Description
Data Manager/Data Wrangler - Databricks, R/R-Studio, Python, Data Management, Data Manipulation - Contract, Remote until normal working resumes.
Responsibilities:
- Curate data from multiple datasets and prepare for analysis by others via a dashboard presentation
- Organise a working research structure within the TRE service environment for practical and easy use, supporting users undertaking research
- Carry out technical validation checks on the linked data sources (eg duplicates, linkage errors)
- Identify appropriate existing code lists and algorithms and apply to derive a set of priority variables from the linked datasets
- Write, organise and curate support documentation for the linked data resources (eg Data dictionaries, variable mapping tables, data access process documentation, Git repositories)

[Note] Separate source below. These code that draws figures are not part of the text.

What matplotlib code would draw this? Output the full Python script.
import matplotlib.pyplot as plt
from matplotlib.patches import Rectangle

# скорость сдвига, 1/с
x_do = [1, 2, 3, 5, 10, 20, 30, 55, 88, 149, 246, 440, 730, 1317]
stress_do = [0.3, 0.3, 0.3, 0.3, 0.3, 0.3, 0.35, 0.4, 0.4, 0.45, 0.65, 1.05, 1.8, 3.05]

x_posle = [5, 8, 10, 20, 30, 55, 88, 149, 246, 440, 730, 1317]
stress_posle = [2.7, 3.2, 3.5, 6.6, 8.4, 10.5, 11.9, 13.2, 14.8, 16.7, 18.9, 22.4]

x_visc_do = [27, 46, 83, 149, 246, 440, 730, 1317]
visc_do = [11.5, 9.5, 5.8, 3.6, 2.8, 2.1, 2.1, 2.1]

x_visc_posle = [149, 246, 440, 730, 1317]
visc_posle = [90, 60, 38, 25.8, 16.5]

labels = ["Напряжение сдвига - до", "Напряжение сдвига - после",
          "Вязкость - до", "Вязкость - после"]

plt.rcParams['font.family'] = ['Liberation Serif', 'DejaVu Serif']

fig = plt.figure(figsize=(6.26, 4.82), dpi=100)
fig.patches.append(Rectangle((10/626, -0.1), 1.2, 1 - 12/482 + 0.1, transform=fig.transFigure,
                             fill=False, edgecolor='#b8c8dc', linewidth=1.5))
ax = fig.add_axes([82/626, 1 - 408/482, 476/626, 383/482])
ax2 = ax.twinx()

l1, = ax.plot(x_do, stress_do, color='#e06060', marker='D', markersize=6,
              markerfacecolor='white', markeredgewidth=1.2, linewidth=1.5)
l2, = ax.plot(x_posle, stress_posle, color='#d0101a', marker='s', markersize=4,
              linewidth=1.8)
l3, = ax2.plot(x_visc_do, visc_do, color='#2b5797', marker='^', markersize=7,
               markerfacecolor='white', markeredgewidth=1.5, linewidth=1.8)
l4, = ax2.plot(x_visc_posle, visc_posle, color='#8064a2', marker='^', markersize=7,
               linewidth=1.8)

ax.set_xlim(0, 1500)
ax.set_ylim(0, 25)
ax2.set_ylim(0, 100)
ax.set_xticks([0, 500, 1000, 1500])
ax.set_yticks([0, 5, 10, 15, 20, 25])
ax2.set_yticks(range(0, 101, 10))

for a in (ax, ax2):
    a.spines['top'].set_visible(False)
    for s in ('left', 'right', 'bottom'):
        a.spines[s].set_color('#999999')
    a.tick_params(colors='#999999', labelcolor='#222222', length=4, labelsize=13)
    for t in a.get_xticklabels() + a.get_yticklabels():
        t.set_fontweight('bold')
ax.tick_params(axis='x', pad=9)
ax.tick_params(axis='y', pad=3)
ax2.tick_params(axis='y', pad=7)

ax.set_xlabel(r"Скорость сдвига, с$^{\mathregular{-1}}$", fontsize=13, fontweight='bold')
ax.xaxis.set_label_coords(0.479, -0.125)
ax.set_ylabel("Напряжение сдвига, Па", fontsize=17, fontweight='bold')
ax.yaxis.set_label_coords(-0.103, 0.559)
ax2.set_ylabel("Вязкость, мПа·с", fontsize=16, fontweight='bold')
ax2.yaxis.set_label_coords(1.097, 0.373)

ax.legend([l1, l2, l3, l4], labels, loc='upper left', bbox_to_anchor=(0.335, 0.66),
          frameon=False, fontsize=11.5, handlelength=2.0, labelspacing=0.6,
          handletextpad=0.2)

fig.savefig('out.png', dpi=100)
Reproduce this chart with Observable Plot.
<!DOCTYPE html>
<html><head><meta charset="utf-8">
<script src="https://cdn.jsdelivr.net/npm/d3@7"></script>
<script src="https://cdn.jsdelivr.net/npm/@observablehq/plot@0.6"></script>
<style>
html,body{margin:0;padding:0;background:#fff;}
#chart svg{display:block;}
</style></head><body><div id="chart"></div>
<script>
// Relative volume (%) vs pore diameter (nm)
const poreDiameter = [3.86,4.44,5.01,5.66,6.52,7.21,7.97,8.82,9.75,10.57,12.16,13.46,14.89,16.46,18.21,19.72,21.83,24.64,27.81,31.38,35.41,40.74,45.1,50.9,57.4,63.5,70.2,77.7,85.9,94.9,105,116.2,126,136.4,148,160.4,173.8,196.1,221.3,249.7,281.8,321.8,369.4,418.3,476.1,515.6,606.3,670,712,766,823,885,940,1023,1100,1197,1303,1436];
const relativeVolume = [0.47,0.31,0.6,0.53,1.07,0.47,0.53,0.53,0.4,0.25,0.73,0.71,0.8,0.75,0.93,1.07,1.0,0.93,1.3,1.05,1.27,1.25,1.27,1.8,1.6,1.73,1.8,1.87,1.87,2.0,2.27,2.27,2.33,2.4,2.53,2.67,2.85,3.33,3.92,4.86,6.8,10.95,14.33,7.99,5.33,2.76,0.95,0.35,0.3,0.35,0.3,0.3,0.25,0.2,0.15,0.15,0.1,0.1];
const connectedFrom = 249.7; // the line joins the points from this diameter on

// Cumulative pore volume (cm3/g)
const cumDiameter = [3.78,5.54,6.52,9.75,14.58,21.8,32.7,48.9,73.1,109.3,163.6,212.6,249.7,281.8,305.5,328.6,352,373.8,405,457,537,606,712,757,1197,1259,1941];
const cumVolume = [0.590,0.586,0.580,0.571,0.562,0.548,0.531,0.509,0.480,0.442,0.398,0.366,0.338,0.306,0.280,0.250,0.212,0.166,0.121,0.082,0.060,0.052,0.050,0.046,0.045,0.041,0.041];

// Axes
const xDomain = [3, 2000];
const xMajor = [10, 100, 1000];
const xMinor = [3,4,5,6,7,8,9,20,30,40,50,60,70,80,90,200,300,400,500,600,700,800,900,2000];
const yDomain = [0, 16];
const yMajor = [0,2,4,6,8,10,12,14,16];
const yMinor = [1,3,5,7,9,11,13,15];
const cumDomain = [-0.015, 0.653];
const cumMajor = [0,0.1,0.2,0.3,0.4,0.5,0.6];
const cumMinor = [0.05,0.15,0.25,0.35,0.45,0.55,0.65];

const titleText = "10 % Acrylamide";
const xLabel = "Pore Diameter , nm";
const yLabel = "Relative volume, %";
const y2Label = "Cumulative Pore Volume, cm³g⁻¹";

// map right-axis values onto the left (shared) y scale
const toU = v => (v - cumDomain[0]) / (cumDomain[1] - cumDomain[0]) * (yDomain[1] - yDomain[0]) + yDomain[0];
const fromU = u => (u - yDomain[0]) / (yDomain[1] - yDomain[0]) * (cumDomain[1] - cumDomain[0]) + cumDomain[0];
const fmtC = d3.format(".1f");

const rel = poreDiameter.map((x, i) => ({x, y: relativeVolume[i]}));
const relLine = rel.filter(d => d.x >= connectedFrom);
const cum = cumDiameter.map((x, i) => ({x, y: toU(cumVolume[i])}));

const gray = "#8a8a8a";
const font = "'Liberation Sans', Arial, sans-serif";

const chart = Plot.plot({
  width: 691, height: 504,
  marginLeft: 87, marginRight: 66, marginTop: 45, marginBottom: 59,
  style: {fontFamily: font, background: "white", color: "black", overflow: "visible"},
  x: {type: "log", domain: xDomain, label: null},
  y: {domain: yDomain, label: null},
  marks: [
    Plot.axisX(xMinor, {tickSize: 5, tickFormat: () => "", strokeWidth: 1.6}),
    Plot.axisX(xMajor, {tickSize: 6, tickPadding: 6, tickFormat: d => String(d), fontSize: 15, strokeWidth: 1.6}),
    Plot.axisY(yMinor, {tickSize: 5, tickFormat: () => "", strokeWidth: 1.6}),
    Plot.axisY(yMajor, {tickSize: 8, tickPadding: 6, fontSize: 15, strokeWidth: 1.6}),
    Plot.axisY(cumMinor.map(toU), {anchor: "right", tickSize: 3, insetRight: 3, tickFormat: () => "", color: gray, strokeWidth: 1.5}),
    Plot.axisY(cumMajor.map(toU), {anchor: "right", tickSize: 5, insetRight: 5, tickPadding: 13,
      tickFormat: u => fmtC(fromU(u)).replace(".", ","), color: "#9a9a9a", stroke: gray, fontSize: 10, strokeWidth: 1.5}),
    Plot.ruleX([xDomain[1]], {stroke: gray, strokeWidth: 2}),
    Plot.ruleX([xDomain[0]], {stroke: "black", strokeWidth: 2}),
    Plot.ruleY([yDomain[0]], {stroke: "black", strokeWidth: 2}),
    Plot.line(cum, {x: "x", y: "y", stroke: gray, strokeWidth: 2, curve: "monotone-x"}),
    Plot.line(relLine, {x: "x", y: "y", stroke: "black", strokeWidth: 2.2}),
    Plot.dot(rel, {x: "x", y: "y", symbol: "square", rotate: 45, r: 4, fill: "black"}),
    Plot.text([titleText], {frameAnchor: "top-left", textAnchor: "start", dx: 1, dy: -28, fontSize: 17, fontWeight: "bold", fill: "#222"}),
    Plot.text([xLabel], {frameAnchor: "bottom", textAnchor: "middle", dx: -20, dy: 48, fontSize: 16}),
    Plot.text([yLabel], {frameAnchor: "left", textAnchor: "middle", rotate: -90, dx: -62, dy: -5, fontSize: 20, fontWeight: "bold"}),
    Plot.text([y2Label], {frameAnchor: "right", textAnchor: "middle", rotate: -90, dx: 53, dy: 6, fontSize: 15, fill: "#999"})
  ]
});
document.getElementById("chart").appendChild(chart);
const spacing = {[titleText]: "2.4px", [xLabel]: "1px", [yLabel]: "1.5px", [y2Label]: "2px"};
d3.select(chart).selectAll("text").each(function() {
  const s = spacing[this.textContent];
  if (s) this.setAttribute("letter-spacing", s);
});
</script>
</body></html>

- Anticipate, communicate and solve any potential problems that may arise with data curation for various research projects and use cases
- Be the point of contact for researchers and clinicians to address queries about how to work with the linked data resources
Key Skills:
- Strong experience around Databricks, R/R-Studio and Python.
- Experience working with mega data sets/flows
- Data management and manipulation expertise with a background in one of bioinformatics, biostatistics, computer science, mathematics or statistics.
- Knowledge of commonly used terminologies in health data, such as ICD10 and SNOMED.
- Experience in preparing data extracts for analysis by others, working closely with end users etc.
Data Manager/Data Wrangler - Databricks, R/R-Studio, Python, Data Management, Data Manipulation - Contract, Remote until normal working resumes.